GOAL: Begin at the first line and end at the line containing "const H = 573;". Extract exactly those lines.

------------------------------

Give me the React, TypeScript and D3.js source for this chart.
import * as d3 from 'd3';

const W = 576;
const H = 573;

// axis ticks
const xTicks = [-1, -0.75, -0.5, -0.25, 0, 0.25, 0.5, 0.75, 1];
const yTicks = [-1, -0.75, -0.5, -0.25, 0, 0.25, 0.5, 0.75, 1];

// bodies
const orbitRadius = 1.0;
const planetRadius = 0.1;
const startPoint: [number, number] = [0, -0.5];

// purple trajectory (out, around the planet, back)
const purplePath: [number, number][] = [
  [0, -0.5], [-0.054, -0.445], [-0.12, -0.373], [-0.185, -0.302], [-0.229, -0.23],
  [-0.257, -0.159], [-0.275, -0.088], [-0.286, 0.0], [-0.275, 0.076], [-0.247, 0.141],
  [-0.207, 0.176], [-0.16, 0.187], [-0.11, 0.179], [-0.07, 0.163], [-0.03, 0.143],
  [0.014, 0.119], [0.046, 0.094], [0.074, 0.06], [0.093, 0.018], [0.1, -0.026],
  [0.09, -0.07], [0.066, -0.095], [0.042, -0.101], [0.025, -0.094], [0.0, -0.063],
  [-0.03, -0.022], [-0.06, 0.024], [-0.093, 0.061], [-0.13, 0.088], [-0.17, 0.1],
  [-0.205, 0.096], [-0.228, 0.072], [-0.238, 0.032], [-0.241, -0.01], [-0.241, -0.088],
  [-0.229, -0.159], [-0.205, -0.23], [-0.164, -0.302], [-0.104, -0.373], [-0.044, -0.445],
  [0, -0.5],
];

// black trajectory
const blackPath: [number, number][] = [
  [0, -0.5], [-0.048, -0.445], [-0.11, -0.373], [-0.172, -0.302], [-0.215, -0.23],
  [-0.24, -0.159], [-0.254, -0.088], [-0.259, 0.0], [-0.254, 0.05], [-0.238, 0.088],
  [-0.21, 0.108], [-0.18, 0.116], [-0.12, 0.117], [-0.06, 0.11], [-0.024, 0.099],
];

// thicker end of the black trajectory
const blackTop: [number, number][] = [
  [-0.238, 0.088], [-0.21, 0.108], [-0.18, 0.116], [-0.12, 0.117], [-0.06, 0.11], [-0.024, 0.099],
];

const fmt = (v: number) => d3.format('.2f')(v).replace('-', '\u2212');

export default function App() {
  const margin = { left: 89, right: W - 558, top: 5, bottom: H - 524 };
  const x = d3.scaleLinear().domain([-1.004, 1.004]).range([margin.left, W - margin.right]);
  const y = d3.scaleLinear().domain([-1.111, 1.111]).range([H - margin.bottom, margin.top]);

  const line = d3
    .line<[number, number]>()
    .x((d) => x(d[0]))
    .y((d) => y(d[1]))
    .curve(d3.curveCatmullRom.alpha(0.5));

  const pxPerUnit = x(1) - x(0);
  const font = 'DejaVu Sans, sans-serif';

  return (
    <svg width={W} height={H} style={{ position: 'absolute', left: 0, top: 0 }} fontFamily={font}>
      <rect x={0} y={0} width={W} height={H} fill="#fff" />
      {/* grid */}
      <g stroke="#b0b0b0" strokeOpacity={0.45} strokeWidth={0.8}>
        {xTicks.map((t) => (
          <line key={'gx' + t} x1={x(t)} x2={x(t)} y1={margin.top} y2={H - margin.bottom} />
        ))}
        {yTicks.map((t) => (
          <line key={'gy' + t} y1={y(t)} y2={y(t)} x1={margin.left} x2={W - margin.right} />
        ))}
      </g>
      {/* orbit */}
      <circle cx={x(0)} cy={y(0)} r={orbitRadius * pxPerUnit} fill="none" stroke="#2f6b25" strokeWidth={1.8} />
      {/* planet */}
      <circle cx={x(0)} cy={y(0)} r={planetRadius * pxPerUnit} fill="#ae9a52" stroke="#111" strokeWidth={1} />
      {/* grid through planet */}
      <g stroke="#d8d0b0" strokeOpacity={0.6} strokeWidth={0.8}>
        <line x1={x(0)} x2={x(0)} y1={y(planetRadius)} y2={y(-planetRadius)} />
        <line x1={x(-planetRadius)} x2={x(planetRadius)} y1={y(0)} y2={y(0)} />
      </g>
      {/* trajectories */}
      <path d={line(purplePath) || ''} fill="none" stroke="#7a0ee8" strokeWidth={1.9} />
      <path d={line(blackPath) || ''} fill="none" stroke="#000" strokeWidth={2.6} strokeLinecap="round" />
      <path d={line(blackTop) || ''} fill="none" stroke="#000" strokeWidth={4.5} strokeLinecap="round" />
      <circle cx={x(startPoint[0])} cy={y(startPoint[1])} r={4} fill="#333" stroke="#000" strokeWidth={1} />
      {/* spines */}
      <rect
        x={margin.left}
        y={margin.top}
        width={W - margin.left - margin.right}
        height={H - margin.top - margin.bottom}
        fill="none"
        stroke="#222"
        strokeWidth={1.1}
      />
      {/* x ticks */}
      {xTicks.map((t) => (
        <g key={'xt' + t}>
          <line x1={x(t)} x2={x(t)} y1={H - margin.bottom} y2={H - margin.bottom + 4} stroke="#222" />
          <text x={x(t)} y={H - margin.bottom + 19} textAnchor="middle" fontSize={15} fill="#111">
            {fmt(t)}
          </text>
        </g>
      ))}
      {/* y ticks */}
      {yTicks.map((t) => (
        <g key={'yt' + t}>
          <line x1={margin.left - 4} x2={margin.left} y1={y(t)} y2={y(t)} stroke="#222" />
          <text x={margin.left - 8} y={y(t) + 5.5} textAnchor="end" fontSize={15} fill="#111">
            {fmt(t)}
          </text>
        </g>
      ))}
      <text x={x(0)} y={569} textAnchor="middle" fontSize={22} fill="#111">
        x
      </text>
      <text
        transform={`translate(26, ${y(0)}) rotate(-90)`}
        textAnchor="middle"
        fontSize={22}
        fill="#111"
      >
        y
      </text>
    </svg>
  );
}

------------------------------

FULL OUTPUT:
Give me the React, TypeScript and D3.js source for this chart.
import * as d3 from 'd3';

const W = 576;
const H = 573;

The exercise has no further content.